[Start Dataset content]
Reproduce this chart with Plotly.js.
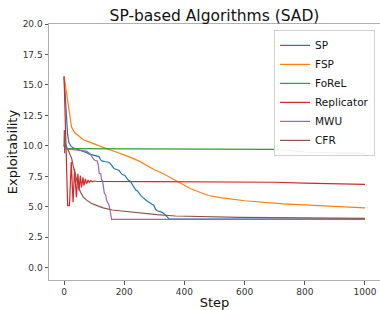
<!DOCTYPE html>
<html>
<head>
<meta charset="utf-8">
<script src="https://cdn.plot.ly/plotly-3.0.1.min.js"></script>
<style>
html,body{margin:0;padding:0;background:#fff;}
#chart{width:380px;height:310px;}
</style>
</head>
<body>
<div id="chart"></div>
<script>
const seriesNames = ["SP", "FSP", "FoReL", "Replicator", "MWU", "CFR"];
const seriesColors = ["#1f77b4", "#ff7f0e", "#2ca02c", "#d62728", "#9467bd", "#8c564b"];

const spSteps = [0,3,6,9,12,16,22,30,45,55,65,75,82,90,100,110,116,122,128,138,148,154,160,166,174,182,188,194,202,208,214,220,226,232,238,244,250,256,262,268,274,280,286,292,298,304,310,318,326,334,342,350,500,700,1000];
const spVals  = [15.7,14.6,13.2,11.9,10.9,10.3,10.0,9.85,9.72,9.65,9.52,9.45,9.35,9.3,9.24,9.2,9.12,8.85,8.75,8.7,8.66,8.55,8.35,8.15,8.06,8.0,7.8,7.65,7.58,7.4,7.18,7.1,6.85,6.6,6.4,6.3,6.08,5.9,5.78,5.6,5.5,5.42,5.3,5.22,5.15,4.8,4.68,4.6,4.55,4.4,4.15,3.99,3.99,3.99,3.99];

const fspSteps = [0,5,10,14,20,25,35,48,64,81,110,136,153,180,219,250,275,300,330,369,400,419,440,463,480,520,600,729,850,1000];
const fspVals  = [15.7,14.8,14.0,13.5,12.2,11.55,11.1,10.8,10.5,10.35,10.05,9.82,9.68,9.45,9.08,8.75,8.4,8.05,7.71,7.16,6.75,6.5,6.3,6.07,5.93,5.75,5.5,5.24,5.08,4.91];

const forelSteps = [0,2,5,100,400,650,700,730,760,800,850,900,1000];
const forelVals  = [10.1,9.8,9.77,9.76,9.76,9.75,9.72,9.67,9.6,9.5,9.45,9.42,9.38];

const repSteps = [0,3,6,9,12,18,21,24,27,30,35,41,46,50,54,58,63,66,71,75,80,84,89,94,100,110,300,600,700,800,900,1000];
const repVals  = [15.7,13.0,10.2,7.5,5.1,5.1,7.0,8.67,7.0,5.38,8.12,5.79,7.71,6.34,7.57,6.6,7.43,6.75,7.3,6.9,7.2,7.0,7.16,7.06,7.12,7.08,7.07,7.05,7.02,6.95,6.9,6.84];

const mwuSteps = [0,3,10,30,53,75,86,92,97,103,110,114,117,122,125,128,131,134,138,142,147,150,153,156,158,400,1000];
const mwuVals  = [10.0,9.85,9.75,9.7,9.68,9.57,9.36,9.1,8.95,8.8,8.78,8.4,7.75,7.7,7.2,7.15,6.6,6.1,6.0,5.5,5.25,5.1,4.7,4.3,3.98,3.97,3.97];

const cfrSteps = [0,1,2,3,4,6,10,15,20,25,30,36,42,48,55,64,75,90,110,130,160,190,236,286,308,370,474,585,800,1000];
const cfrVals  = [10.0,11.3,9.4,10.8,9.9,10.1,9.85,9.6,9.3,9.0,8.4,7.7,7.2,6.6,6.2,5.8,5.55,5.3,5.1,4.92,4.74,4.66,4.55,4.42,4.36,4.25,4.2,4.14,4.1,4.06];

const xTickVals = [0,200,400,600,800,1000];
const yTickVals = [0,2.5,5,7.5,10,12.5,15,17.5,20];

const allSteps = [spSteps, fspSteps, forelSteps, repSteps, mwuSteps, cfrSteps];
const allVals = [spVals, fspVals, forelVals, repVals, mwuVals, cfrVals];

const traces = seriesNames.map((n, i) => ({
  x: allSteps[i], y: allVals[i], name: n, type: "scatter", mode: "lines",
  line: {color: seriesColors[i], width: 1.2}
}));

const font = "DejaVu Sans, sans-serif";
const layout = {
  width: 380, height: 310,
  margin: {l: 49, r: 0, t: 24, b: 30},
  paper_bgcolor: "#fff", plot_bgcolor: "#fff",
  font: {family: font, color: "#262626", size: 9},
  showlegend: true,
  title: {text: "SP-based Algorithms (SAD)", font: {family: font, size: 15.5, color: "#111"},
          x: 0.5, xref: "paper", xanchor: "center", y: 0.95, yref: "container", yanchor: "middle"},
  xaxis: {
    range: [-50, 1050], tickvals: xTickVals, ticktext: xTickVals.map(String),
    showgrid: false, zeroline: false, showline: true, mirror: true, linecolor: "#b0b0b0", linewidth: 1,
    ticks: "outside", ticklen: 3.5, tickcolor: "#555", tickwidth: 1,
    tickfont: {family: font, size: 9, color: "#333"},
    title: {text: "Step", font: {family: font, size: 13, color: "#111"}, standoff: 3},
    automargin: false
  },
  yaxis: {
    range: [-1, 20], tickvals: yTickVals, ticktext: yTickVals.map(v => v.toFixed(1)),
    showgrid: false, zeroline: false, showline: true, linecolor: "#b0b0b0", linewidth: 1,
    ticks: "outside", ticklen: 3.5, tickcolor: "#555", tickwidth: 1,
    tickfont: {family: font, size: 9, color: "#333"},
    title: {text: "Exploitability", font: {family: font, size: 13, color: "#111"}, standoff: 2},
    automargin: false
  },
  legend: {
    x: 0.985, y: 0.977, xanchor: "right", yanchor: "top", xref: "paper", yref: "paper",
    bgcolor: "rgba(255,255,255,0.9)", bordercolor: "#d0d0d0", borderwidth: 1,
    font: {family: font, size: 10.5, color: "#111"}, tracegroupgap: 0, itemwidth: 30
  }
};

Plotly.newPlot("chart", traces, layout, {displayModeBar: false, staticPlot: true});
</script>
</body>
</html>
[End Dataset content]
Copy the listing exactly. Any image in it stays out of the copy.

Worked solution:
Reproduce this chart with Plotly.js.
<!DOCTYPE html>
<html>
<head>
<meta charset="utf-8">
<script src="https://cdn.plot.ly/plotly-3.0.1.min.js"></script>
<style>
html,body{margin:0;padding:0;background:#fff;}
#chart{width:380px;height:310px;}
</style>
</head>
<body>
<div id="chart"></div>
<script>
const seriesNames = ["SP", "FSP", "FoReL", "Replicator", "MWU", "CFR"];
const seriesColors = ["#1f77b4", "#ff7f0e", "#2ca02c", "#d62728", "#9467bd", "#8c564b"];

const spSteps = [0,3,6,9,12,16,22,30,45,55,65,75,82,90,100,110,116,122,128,138,148,154,160,166,174,182,188,194,202,208,214,220,226,232,238,244,250,256,262,268,274,280,286,292,298,304,310,318,326,334,342,350,500,700,1000];
const spVals  = [15.7,14.6,13.2,11.9,10.9,10.3,10.0,9.85,9.72,9.65,9.52,9.45,9.35,9.3,9.24,9.2,9.12,8.85,8.75,8.7,8.66,8.55,8.35,8.15,8.06,8.0,7.8,7.65,7.58,7.4,7.18,7.1,6.85,6.6,6.4,6.3,6.08,5.9,5.78,5.6,5.5,5.42,5.3,5.22,5.15,4.8,4.68,4.6,4.55,4.4,4.15,3.99,3.99,3.99,3.99];

const fspSteps = [0,5,10,14,20,25,35,48,64,81,110,136,153,180,219,250,275,300,330,369,400,419,440,463,480,520,600,729,850,1000];
const fspVals  = [15.7,14.8,14.0,13.5,12.2,11.55,11.1,10.8,10.5,10.35,10.05,9.82,9.68,9.45,9.08,8.75,8.4,8.05,7.71,7.16,6.75,6.5,6.3,6.07,5.93,5.75,5.5,5.24,5.08,4.91];

const forelSteps = [0,2,5,100,400,650,700,730,760,800,850,900,1000];
const forelVals  = [10.1,9.8,9.77,9.76,9.76,9.75,9.72,9.67,9.6,9.5,9.45,9.42,9.38];

const repSteps = [0,3,6,9,12,18,21,24,27,30,35,41,46,50,54,58,63,66,71,75,80,84,89,94,100,110,300,600,700,800,900,1000];
const repVals  = [15.7,13.0,10.2,7.5,5.1,5.1,7.0,8.67,7.0,5.38,8.12,5.79,7.71,6.34,7.57,6.6,7.43,6.75,7.3,6.9,7.2,7.0,7.16,7.06,7.12,7.08,7.07,7.05,7.02,6.95,6.9,6.84];

const mwuSteps = [0,3,10,30,53,75,86,92,97,103,110,114,117,122,125,128,131,134,138,142,147,150,153,156,158,400,1000];
const mwuVals  = [10.0,9.85,9.75,9.7,9.68,9.57,9.36,9.1,8.95,8.8,8.78,8.4,7.75,7.7,7.2,7.15,6.6,6.1,6.0,5.5,5.25,5.1,4.7,4.3,3.98,3.97,3.97];

const cfrSteps = [0,1,2,3,4,6,10,15,20,25,30,36,42,48,55,64,75,90,110,130,160,190,236,286,308,370,474,585,800,1000];
const cfrVals  = [10.0,11.3,9.4,10.8,9.9,10.1,9.85,9.6,9.3,9.0,8.4,7.7,7.2,6.6,6.2,5.8,5.55,5.3,5.1,4.92,4.74,4.66,4.55,4.42,4.36,4.25,4.2,4.14,4.1,4.06];

const xTickVals = [0,200,400,600,800,1000];
const yTickVals = [0,2.5,5,7.5,10,12.5,15,17.5,20];

const allSteps = [spSteps, fspSteps, forelSteps, repSteps, mwuSteps, cfrSteps];
const allVals = [spVals, fspVals, forelVals, repVals, mwuVals, cfrVals];

const traces = seriesNames.map((n, i) => ({
  x: allSteps[i], y: allVals[i], name: n, type: "scatter", mode: "lines",
  line: {color: seriesColors[i], width: 1.2}
}));

const font = "DejaVu Sans, sans-serif";
const layout = {
  width: 380, height: 310,
  margin: {l: 49, r: 0, t: 24, b: 30},
  paper_bgcolor: "#fff", plot_bgcolor: "#fff",
  font: {family: font, color: "#262626", size: 9},
  showlegend: true,
  title: {text: "SP-based Algorithms (SAD)", font: {family: font, size: 15.5, color: "#111"},
          x: 0.5, xref: "paper", xanchor: "center", y: 0.95, yref: "container", yanchor: "middle"},
  xaxis: {
    range: [-50, 1050], tickvals: xTickVals, ticktext: xTickVals.map(String),
    showgrid: false, zeroline: false, showline: true, mirror: true, linecolor: "#b0b0b0", linewidth: 1,
    ticks: "outside", ticklen: 3.5, tickcolor: "#555", tickwidth: 1,
    tickfont: {family: font, size: 9, color: "#333"},
    title: {text: "Step", font: {family: font, size: 13, color: "#111"}, standoff: 3},
    automargin: false
  },
  yaxis: {
    range: [-1, 20], tickvals: yTickVals, ticktext: yTickVals.map(v => v.toFixed(1)),
    showgrid: false, zeroline: false, showline: true, linecolor: "#b0b0b0", linewidth: 1,
    ticks: "outside", ticklen: 3.5, tickcolor: "#555", tickwidth: 1,
    tickfont: {family: font, size: 9, color: "#333"},
    title: {text: "Exploitability", font: {family: font, size: 13, color: "#111"}, standoff: 2},
    automargin: false
  },
  legend: {
    x: 0.985, y: 0.977, xanchor: "right", yanchor: "top", xref: "paper", yref: "paper",
    bgcolor: "rgba(255,255,255,0.9)", bordercolor: "#d0d0d0", borderwidth: 1,
    font: {family: font, size: 10.5, color: "#111"}, tracegroupgap: 0, itemwidth: 30
  }
};

Plotly.newPlot("chart", traces, layout, {displayModeBar: false, staticPlot: true});
</script>
</body>
</html>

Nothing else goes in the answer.